- [PROBLEM STATEMENT]
Repeat verbatim only the lines from the one with "Recreate this image as a web" through the one with "var color = d3.scaleOrdinal().domain(series).range(colors);", both ends kept. Pictures stay out.

- [Source code of charts]
++++++
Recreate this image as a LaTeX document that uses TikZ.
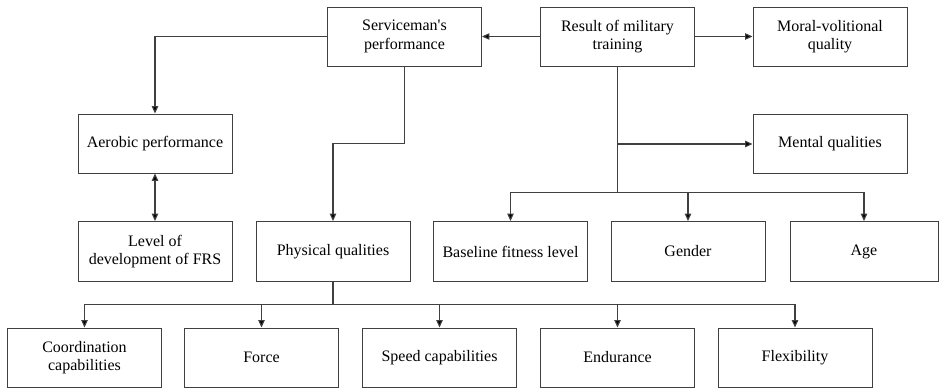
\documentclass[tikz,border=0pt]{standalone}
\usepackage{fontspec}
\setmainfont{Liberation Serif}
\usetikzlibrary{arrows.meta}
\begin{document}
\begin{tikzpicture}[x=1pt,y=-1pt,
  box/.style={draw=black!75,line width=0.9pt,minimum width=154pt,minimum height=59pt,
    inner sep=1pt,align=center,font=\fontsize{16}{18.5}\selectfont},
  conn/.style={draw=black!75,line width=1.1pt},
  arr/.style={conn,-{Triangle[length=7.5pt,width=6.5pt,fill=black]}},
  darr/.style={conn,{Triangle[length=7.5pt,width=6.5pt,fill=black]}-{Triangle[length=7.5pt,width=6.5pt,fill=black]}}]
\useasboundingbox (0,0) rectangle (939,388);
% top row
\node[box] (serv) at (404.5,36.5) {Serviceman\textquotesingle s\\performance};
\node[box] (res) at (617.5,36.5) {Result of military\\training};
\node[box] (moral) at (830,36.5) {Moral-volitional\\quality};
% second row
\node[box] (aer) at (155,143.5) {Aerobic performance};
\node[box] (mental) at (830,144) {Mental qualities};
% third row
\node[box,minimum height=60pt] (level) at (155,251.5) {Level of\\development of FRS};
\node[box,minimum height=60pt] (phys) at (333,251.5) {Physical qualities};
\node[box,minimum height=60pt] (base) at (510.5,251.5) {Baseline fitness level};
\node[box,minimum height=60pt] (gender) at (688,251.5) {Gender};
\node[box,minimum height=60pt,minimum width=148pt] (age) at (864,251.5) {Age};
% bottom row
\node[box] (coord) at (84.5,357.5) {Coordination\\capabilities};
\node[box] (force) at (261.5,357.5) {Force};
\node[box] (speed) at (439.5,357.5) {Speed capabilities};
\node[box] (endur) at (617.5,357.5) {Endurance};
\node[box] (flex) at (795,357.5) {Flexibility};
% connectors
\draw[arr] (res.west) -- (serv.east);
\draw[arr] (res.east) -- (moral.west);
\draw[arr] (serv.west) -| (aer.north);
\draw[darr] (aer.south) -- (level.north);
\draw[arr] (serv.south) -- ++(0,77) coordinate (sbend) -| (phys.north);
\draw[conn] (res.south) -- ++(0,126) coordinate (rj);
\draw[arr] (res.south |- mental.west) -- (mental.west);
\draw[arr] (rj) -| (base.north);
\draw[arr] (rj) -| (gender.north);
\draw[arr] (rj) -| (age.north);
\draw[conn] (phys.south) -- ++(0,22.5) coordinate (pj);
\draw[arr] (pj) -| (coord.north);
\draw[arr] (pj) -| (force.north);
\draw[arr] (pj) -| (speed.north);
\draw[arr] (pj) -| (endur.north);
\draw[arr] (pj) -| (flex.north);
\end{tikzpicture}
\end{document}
++++++
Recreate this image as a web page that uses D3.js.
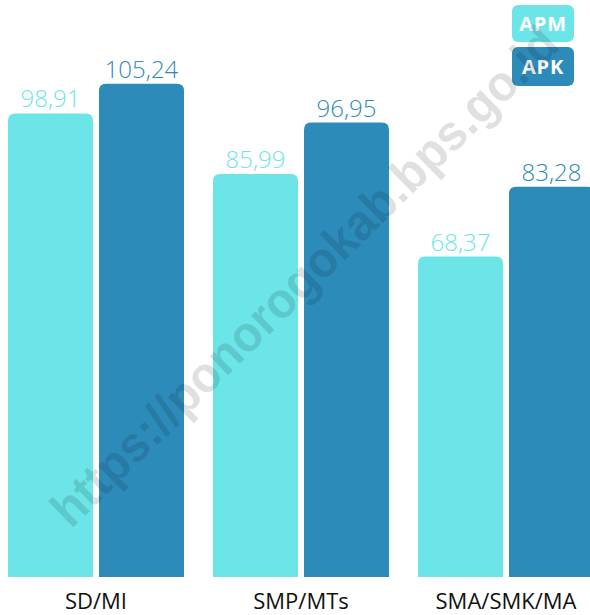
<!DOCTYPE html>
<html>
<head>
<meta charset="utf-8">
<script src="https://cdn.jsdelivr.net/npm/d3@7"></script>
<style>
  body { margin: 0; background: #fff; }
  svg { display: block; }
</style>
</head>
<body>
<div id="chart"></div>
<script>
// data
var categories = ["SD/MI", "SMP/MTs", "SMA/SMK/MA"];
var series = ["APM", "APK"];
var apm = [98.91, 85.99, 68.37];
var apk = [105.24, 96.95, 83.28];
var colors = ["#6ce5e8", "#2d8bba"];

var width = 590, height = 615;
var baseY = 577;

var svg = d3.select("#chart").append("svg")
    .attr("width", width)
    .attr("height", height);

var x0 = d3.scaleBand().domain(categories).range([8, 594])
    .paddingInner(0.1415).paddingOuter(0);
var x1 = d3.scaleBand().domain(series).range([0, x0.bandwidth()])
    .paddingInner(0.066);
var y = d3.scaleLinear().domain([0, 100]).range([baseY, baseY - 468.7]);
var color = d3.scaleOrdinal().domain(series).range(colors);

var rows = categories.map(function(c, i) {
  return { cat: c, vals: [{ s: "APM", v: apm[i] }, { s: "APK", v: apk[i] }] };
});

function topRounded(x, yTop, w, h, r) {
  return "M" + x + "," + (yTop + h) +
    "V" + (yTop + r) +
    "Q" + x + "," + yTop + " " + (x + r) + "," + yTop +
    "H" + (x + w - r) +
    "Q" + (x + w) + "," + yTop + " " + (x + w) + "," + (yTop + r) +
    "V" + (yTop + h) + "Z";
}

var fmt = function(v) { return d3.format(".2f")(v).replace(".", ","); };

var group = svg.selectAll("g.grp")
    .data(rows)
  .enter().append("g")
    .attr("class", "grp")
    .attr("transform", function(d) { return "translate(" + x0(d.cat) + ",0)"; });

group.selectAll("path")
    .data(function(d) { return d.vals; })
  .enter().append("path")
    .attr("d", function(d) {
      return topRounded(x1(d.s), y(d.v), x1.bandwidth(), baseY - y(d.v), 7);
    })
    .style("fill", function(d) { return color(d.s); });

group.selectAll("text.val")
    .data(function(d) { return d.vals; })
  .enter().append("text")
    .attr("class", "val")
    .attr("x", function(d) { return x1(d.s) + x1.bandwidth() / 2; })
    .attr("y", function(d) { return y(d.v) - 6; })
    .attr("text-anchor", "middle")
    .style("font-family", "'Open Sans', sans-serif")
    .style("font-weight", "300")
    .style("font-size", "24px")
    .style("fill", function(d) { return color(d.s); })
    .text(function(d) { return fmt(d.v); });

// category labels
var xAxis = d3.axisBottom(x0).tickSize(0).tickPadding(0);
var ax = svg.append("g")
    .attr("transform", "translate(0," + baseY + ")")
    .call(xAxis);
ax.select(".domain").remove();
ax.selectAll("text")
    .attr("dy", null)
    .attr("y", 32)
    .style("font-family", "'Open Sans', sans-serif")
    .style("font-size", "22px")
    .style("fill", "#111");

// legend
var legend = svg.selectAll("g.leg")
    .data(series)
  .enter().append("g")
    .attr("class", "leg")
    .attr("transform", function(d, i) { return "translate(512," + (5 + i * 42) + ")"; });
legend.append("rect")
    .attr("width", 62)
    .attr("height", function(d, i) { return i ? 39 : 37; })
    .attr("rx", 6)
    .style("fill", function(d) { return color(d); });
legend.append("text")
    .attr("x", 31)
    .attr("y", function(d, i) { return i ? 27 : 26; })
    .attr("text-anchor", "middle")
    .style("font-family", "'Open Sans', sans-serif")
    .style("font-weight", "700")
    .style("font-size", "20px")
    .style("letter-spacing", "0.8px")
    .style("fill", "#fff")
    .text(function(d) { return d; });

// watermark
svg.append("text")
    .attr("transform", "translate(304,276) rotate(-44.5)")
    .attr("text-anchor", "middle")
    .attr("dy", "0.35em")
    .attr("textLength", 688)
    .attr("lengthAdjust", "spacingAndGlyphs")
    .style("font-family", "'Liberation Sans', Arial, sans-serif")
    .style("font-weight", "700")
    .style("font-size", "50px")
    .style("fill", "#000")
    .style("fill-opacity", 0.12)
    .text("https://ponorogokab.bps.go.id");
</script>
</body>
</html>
++++++
- [WRITTEN REPLY]
Recreate this image as a web page that uses D3.js.
<!DOCTYPE html>
<html>
<head>
<meta charset="utf-8">
<script src="https://cdn.jsdelivr.net/npm/d3@7"></script>
<style>
  body { margin: 0; background: #fff; }
  svg { display: block; }
</style>
</head>
<body>
<div id="chart"></div>
<script>
// data
var categories = ["SD/MI", "SMP/MTs", "SMA/SMK/MA"];
var series = ["APM", "APK"];
var apm = [98.91, 85.99, 68.37];
var apk = [105.24, 96.95, 83.28];
var colors = ["#6ce5e8", "#2d8bba"];

var width = 590, height = 615;
var baseY = 577;

var svg = d3.select("#chart").append("svg")
    .attr("width", width)
    .attr("height", height);

var x0 = d3.scaleBand().domain(categories).range([8, 594])
    .paddingInner(0.1415).paddingOuter(0);
var x1 = d3.scaleBand().domain(series).range([0, x0.bandwidth()])
    .paddingInner(0.066);
var y = d3.scaleLinear().domain([0, 100]).range([baseY, baseY - 468.7]);
var color = d3.scaleOrdinal().domain(series).range(colors);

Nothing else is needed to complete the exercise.